I recall making all of $300 / month back then, sleeping on an air-mattress atop my desk in my office. I dispensed with regular eating so that I could purchase books from the Barnes & Noble store downtown. I was too young and naive to realize that the police and firemen was a political ploy to attract attention to the dire straights of New York City. Nobody would have cared about firing all the graduate students… heh!
But, in youthful panic, I searched around for a safe harbor, and decided that I would go to Wyoming (!?!) where they were constructing the world’s first completely computer-controlled 100-inch Infrared Telescope. I decided that learning how to do experimental physics would probably be good for me.
So I applied, and was accepted, against the protestations of my professors in NYC who wanted me to go instead to somewhere reputable, like Yale, or Harvard, or Princeton. But no, my youthful rebelliousness kicked in and I was convinced in my mind that experimental physics were an overdue subject for me. Besides, having grown up in the midwest, I always wanted to go out West where the cowboys roam. What could be better than Wyoming?!
Wyoming was good. After all, it taught me how to do things with my hands, besides push a pencil over equations. What I learned there served me well enough. It would be a different life than had I gone to Yale, or followed my advisor on his sabbatical to Westerbork in the Netherlands. But it would ultimately lead me to my lovely Helene.

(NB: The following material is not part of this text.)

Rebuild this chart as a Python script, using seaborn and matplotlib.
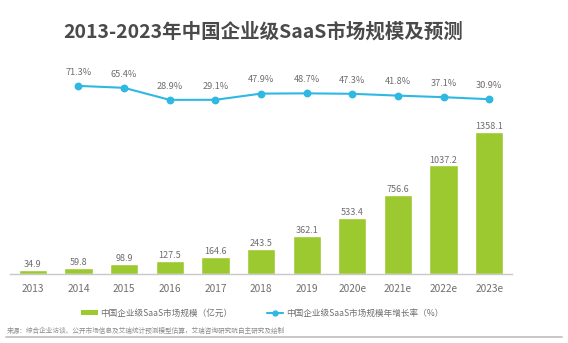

It was in Wyoming that I learned how to use a computer to control big instruments (a 100-inch telescope – big!), and upon leaving Wyoming, my first job was at the world’s then largest telescope – The Multiple Mirror Telescope Observatory, in Tucson, Arizona. A whopping 6 x 72-inch mirrors in that beast, 7 meters aperture!
When I arrived in Tucson, the real Astrophysicists were paid $12,000/year, whether they needed it or not. I became the highest paid “staff” employee on campus, at the University of Arizona, at a whopping $24,000 / year. (staff carries less prestige though…)
After several years at the MMTO, developing its mount control and pointing system, I left to join IBM for a stint, where I applied my skills to industrial machinery and factory automation. Eventually… that led somehow to the black world. Down the rabbit hole to another universe. Commies behind every tree, so to speak…
(sorry, I am an inveterate smartass, and I have been challenged on numerous occasions to “watch what you say!” – Oh, the next 4 years ought to be really interesting… I was probably the token oddball at Raytheon. Just because I worked there doesn’t mean that I’m a bullet-head. IBM referred to the likes of us as “Wild Ducks”.)
It’s dinner time now. And yes, I am an archetypal Rocket Scientist. So Auf Wiedersehen, for now.